## Written exercise
Transcribe exactly the lines from the one containing "Generate a Python" through the one containing "import plotly.graph_objects as go", both included, and leave out any pictures.
====== Given entries ======
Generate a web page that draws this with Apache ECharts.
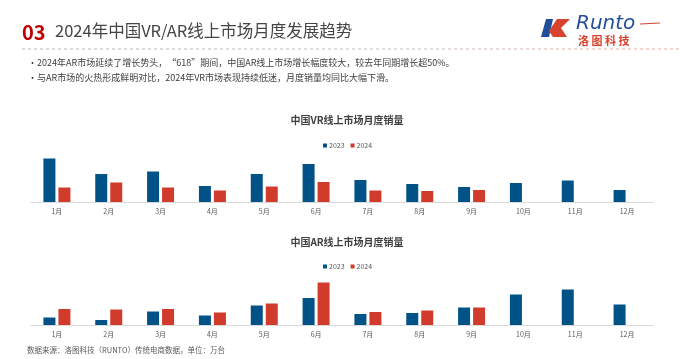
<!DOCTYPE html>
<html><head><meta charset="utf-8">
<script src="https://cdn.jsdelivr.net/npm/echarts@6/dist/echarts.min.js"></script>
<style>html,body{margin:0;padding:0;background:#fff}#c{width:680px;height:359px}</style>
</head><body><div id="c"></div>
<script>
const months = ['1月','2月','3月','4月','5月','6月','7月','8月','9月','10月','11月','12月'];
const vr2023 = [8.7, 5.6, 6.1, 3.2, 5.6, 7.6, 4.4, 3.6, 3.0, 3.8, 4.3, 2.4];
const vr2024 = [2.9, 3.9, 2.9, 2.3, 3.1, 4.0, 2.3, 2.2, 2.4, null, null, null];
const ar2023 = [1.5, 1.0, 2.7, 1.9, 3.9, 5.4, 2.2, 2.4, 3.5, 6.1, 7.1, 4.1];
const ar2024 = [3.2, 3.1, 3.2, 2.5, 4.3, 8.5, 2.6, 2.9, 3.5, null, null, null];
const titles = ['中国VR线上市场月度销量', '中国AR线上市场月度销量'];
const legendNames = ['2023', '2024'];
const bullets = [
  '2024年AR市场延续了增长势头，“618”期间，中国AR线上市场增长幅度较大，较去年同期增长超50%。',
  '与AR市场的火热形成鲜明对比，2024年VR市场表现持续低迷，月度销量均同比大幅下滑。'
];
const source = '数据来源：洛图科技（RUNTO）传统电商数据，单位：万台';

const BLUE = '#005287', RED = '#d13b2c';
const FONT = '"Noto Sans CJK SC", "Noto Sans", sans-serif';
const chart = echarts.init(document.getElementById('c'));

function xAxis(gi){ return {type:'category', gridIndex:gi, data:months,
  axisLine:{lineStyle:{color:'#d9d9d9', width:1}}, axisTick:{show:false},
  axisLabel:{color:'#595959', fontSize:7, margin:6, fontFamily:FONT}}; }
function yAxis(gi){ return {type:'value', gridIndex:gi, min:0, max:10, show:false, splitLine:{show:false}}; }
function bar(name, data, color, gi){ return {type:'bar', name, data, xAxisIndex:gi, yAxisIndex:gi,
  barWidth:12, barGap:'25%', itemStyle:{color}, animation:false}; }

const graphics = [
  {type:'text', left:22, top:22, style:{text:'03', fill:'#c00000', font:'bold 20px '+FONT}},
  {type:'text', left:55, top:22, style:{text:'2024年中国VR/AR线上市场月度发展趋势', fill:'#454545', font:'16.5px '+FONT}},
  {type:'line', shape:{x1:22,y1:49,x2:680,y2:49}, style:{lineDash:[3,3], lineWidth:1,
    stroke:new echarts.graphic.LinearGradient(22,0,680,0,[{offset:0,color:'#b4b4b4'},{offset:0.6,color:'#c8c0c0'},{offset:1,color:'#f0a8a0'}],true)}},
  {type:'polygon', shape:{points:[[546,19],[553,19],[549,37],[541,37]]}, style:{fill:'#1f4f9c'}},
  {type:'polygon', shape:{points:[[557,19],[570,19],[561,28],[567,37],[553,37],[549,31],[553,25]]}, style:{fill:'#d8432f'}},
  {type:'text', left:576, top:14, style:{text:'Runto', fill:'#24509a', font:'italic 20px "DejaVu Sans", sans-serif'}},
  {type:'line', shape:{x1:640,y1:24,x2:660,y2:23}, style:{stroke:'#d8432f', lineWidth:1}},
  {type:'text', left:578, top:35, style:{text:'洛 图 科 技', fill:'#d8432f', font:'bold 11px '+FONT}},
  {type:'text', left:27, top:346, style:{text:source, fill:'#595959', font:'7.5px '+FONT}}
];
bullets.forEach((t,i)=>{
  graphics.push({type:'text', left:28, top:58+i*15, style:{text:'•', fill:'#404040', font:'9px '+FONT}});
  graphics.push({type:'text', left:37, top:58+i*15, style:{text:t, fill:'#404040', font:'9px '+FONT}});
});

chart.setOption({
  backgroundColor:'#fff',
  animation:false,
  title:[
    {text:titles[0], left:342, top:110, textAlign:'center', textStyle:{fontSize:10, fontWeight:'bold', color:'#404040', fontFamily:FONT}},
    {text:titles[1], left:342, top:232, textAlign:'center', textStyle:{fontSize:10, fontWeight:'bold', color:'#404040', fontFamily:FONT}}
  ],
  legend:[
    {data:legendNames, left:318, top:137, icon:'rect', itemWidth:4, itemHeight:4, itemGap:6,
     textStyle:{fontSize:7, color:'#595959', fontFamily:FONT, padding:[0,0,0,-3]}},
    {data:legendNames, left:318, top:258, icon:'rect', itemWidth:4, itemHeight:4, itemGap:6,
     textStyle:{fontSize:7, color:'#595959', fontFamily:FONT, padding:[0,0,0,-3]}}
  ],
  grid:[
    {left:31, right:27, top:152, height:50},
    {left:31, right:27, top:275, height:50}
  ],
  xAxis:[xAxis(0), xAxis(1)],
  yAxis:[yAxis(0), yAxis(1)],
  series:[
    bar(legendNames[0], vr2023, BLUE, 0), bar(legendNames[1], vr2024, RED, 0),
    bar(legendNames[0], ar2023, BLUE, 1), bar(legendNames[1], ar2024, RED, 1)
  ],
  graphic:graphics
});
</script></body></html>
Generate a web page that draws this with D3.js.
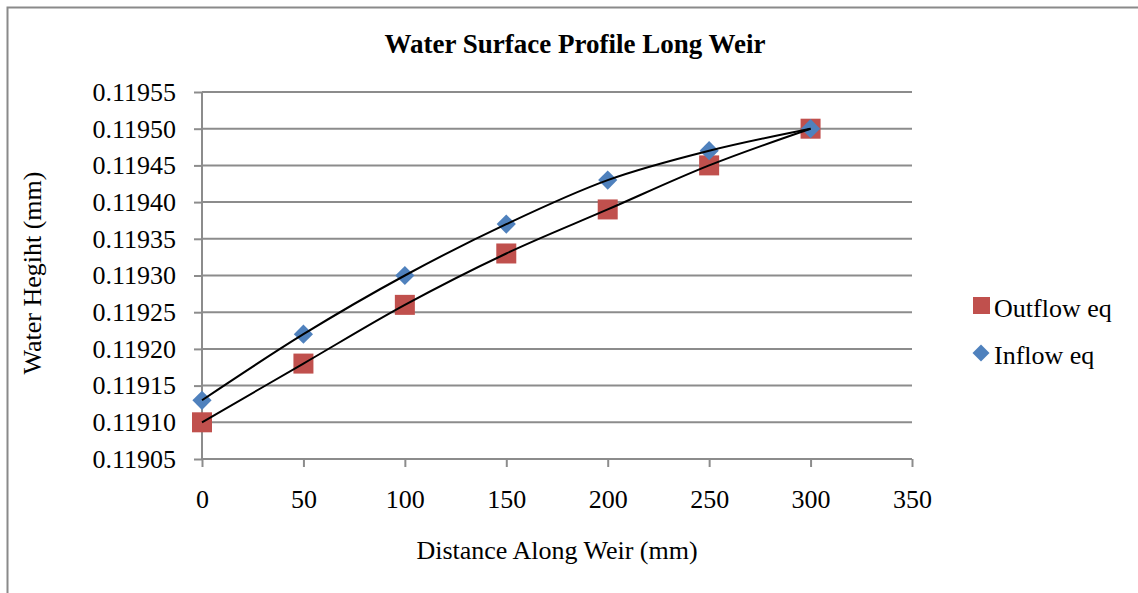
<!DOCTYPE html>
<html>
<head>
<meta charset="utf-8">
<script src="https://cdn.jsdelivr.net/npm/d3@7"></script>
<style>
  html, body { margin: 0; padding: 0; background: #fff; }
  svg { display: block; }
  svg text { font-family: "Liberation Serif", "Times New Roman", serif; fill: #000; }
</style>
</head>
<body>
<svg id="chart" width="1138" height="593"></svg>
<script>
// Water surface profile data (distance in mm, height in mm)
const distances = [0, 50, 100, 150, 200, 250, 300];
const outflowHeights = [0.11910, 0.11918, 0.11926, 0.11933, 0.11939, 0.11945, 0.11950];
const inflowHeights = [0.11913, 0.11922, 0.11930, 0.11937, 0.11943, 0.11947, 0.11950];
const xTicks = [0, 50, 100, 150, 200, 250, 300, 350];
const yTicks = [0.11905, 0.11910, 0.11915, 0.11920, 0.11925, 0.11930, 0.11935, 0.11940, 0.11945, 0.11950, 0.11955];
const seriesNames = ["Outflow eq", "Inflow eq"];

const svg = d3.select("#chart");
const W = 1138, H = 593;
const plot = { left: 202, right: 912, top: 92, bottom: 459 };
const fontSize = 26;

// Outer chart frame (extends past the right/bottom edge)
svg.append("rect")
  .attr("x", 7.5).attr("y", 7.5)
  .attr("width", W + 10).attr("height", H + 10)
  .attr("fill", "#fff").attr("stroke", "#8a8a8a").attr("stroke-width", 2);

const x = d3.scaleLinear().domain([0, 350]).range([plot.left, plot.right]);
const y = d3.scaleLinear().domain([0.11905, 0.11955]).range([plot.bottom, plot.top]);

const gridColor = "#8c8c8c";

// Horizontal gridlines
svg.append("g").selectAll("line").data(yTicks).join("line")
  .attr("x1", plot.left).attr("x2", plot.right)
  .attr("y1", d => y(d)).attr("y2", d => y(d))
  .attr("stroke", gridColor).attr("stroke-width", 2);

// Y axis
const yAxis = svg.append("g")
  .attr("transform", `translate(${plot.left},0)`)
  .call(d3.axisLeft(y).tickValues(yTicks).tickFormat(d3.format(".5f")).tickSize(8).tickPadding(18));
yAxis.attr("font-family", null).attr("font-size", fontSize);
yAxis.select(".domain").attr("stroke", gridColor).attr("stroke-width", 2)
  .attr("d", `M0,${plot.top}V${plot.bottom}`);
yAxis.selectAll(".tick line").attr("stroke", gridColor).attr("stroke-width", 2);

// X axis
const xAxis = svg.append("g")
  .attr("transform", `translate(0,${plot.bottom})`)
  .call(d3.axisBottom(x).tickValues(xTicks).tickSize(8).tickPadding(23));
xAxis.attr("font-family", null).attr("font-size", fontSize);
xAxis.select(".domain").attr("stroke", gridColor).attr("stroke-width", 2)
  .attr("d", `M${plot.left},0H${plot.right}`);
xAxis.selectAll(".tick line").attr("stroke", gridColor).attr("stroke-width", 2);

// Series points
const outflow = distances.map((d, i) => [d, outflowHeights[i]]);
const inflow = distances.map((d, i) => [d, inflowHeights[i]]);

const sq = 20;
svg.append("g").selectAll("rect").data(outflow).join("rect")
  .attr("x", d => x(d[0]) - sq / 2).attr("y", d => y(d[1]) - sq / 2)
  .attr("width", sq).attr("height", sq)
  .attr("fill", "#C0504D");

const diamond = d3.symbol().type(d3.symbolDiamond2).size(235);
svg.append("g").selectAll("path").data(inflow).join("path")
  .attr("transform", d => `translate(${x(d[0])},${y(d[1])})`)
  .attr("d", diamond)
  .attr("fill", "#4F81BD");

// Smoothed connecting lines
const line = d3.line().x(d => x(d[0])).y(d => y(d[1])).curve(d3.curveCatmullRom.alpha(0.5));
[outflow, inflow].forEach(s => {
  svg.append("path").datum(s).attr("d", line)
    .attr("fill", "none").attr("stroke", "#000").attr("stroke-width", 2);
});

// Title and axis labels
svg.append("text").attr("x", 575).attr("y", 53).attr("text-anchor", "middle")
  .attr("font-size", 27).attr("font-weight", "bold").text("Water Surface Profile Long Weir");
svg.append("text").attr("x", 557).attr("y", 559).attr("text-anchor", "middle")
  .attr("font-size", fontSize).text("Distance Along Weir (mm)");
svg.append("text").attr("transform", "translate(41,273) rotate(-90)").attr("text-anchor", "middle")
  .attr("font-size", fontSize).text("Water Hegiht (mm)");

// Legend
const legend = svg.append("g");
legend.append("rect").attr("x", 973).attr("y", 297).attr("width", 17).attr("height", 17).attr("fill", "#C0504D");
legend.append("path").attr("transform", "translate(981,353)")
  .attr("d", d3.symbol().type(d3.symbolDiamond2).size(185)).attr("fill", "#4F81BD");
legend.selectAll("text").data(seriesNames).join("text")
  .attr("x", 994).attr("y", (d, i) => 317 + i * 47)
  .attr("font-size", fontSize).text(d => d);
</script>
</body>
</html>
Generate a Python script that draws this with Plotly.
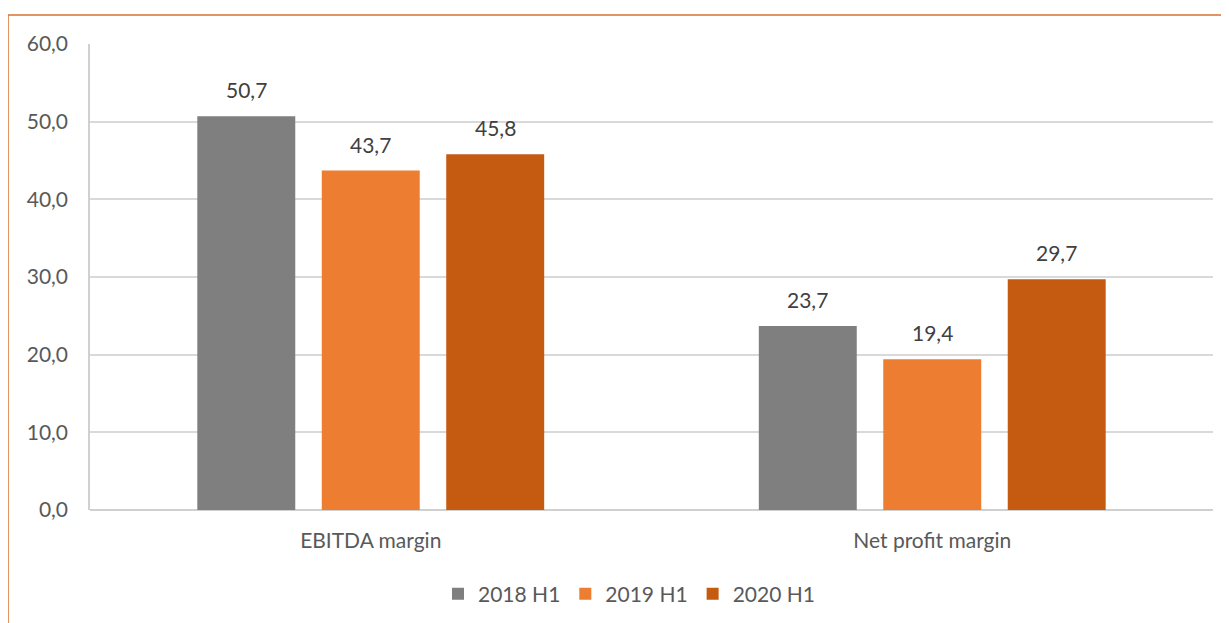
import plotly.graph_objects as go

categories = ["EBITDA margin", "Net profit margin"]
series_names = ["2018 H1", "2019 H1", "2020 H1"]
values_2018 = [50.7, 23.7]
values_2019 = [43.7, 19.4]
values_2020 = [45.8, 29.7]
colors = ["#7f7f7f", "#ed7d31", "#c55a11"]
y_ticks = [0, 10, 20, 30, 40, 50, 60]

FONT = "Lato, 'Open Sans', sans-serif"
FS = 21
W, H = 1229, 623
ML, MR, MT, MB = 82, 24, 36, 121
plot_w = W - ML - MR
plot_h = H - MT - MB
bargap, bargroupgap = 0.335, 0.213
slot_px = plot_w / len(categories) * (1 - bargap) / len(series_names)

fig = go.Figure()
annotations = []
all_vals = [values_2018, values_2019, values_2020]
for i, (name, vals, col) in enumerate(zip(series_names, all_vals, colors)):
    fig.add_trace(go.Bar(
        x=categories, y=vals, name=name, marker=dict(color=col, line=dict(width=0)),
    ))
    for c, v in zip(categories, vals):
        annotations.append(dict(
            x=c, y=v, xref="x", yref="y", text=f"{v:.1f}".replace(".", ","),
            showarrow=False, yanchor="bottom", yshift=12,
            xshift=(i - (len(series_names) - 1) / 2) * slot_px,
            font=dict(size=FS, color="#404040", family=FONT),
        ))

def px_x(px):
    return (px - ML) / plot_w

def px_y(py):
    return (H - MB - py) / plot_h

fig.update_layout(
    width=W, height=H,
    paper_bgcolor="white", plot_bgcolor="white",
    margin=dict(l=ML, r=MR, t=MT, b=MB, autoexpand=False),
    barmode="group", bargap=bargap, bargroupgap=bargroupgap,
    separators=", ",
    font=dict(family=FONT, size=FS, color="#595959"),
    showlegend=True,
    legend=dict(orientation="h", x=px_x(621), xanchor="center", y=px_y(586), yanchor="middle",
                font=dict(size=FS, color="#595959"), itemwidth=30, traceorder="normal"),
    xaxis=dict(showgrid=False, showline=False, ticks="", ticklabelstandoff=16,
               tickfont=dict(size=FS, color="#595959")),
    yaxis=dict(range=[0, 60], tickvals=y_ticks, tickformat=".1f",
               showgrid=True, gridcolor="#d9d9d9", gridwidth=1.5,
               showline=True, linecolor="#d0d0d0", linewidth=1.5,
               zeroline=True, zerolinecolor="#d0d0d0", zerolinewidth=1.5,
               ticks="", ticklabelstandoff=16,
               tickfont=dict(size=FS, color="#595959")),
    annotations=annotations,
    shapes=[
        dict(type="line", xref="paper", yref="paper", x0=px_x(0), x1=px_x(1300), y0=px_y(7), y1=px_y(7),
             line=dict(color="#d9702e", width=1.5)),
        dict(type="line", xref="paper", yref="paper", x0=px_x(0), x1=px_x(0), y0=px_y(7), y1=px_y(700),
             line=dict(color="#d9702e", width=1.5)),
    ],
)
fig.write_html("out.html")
======
## Reply
Generate a Python script that draws this with Plotly.
import plotly.graph_objects as go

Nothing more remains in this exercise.